My husband and I have been living in my parents’ house in rural Pennsylvania for the past six months. It’s beautiful here. I’d forgotten how the fields glow green this late into autumn. It’s temporary here, too. Many of our belongings are a glimmer on an Excel sheet.
I feel uprooted yet fortunate. We have far more elbow room than the 17th century wayfarers did, yet I do feel like we’re on a ship whose immediate destination is not quite known. We’ve come to this makeshift apartment to consider what’s next in life. Being project-oriented, part of me wants to check this stage off the list and move on to whatever is next. It’s difficult to see that six months of sitting still, working, saving on rent, and pondering is, in itself, a worthy project.
I am among many in my age bracket who are living with parents this year. For the horde of us in temporary digs, what should Thanksgiving look like? Thanksgiving is not a holiday to be celebrated thinly. Whether the cranberry sauce is from Cooks Illustrated or from a can, the holiday is a warm and rosy-cheeked one. Sharing the year’s blessings makes it so.

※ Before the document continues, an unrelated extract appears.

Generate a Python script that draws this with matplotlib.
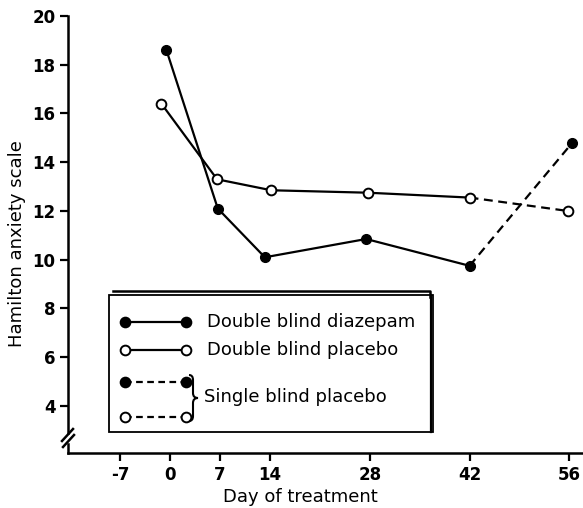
import matplotlib.pyplot as plt
from matplotlib.path import Path
from matplotlib.patches import PathPatch, Rectangle

# Double blind phase (solid lines)
diaz_days = [-0.5, 6.7, 13.3, 27.5, 42]
diaz_score = [18.6, 12.1, 10.1, 10.85, 9.75]
plac_days = [-1.2, 6.6, 14.2, 27.7, 42]
plac_score = [16.4, 13.3, 12.85, 12.75, 12.55]

# Single blind placebo phase (dashed lines)
sb_diaz_days = [42, 56.4]
sb_diaz_score = [9.75, 14.8]
sb_plac_days = [42, 55.8]
sb_plac_score = [12.55, 12.0]

x_ticks = [-7, 0, 7, 14, 28, 42, 56]
y_ticks = [4, 6, 8, 10, 12, 14, 16, 18, 20]

legend_labels = ["Double blind diazepam", "Double blind placebo", "Single blind placebo"]

plt.rcParams['font.family'] = ['DejaVu Sans']
plt.rcParams['axes.unicode_minus'] = False

W, H = 583, 508
fig = plt.figure(figsize=(W / 100, H / 100), dpi=100)
ax_l, ax_r, ax_t, ax_b = 68, 583, 16, 453
ax = fig.add_axes([ax_l / W, 1 - ax_b / H, (ax_r - ax_l) / W, (ax_b - ax_t) / H])

lw = 1.6
ms = 7
ax.plot(diaz_days, diaz_score, color='black', lw=lw, marker='o', ms=ms,
        mfc='black', mec='black', zorder=3)
ax.plot(plac_days, plac_score, color='black', lw=lw, marker='o', ms=ms,
        mfc='white', mec='black', mew=1.4, zorder=3)
ax.plot(sb_diaz_days, sb_diaz_score, color='black', lw=lw, ls=(0, (4, 2.5)),
        marker='o', ms=ms, mfc='black', mec='black', markevery=[1], zorder=2)
ax.plot(sb_plac_days, sb_plac_score, color='black', lw=lw, ls=(0, (4, 2.5)),
        marker='o', ms=ms, mfc='white', mec='black', mew=1.4, markevery=[1], zorder=2)

ax.set_xlim(-14.3, 57.9)
ax.set_ylim(2.07, 20)
ax.set_xticks(x_ticks)
ax.set_yticks(y_ticks)
ax.tick_params(direction='out', length=6, width=1.6, labelsize=12, pad=3)
for lab in ax.get_xticklabels() + ax.get_yticklabels():
    lab.set_fontweight('bold')

for s in ['top', 'right']:
    ax.spines[s].set_visible(False)
for s in ['left', 'bottom']:
    ax.spines[s].set_linewidth(1.8)
ax.spines['left'].set_bounds(2.9, 20)

# lower stub of the broken y axis and the break marks
def px(x, y):
    return ((x - ax_l) / (ax_r - ax_l), 1 - (y - ax_t) / (ax_b - ax_t))

kw = dict(transform=ax.transAxes, color='black', lw=1.8, clip_on=False)
ax.plot(*zip(px(68, 444), px(68, 453)), **kw)
ax.plot(*zip(px(62, 441), px(73, 429)), **kw)
ax.plot(*zip(px(63, 447), px(74, 435)), **kw)

# legend box with shadow edge
x0, y0 = px(109, 432)
x1, y1 = px(433, 295)
ax.add_patch(Rectangle((x0, y0), x1 - x0, y1 - y0, transform=ax.transAxes,
                       fill=False, ec='black', lw=1.3, clip_on=False, zorder=4))
ax.plot(*zip(px(113, 291), px(430, 291), px(430, 297)), transform=ax.transAxes,
        color='black', lw=1.8, clip_on=False, zorder=4)
ax.plot(*zip(px(431, 295), px(431, 432)), transform=ax.transAxes,
        color='black', lw=1.6, clip_on=False, zorder=4)

rows = [322, 350, 382, 417]
styles = [('black', '-'), ('white', '-'), ('black', (0, (3, 2))), ('white', (0, (3, 2)))]
for ry, (fc, ls) in zip(rows, styles):
    xs, ys = zip(px(125, ry), px(186, ry))
    ax.plot(xs, ys, transform=ax.transAxes, color='black', lw=lw, ls=ls,
            marker='o', ms=ms, mfc=fc, mec='black', mew=1.4, clip_on=False, zorder=5)

tx, _ = px(207, 0)
ax.text(tx, px(0, 322)[1], legend_labels[0], transform=ax.transAxes,
        fontsize=13, va='center', ha='left')
ax.text(tx, px(0, 350)[1], legend_labels[1], transform=ax.transAxes,
        fontsize=13, va='center', ha='left')
ax.text(px(204, 0)[0], px(0, 397)[1], legend_labels[2], transform=ax.transAxes,
        fontsize=13, va='center', ha='left')

# curly brace joining the two single blind rows
bp = [(189, 375), (193, 375), (193, 380), (193, 393), (193, 398), (198, 398),
      (193, 398), (193, 403), (193, 416), (193, 421), (189, 421)]
codes = [Path.MOVETO, Path.CURVE3, Path.CURVE3, Path.LINETO, Path.CURVE3, Path.CURVE3,
         Path.CURVE3, Path.CURVE3, Path.LINETO, Path.CURVE3, Path.CURVE3]
ax.add_patch(PathPatch(Path([px(*p) for p in bp], codes), transform=ax.transAxes,
                       fill=False, ec='black', lw=1.5, clip_on=False, zorder=5))

fig.text(300 / W, 1 - 497 / H, "Day of treatment", fontsize=13, ha='center', va='center')
fig.text(17 / W, 1 - 244 / H, "Hamilton anxiety scale", fontsize=13, ha='center',
         va='center', rotation=90)

fig.savefig("out.png", dpi=100)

Living in flux is a difficult gift, yet Thanksgiving draws us to realize the gifts we’ve been given. Abandoning that “vast and furious ocean” was the Pilgrims’ cause for praise. Those still in search of a home or destination of our own, feast and celebrate for different reasons.
We celebrate, perhaps, because living in transit sparks creativity. In her excellent essay “Moving,” Anne Fadiman quotes an article that praises a pioneer for risking a cross-country move: “Traveling in self-satisfied ruts, seeking sameness, and courting inaction, are conditions to be avoided.” If we have moved, we are not seeing the same old view anymore, and this changes us. If the move is temporary, inhabiting a temporary space can free us to test out short term ventures. This is a perk the Pilgrims didn’t get. They couldn’t exactly “try out” New England. For the contemporary nomad, this phase lets one investigate new geographic regions without a down payment and this brings valuable input for the next phase.
Or maybe we celebrate because the temporary space pushes us toward the future, urging us to plan and try and dream in ways we wouldn’t if we felt too comfortably rooted.
We find joy, perhaps, in spending time with a larger family, sharing meals, recipes, short stories, housework, anecdotes, YouTube finds, and favorite films.
Or maybe it’s joy in the routines one establishes in new places. Anne Fadiman writes that after moving from Manhattan to rural Massachusetts,
Henry and I bicycled to the corner store, which, unlike its SoHo analogue, had signs in the window offering night crawlers and chewing tobacco — but it also had seven brands of ice cream and a luxuriant hawthorn tree out front. On our fourth visit, Henry settled himself under the hawthorn and said, with a five-year-old’s easily acquired sense of permanency, “This is where we always sit.”
I am thankful for the moments when I feel like “this is what we always do.” I always wake up early to write on the Saturdays my husband works. I always see the sunrise over the SEPTA tracks while I drive down the Turnpike to class. I always walk to the post office. We always go to Weaver’s Orchard and buy produce that’s nearly the platonic form of a strawberry, apple, or butterhead lettuce leaf.
So, yes, we are still on the ship. But even though we aren’t yet at our own home, we truly have a feast.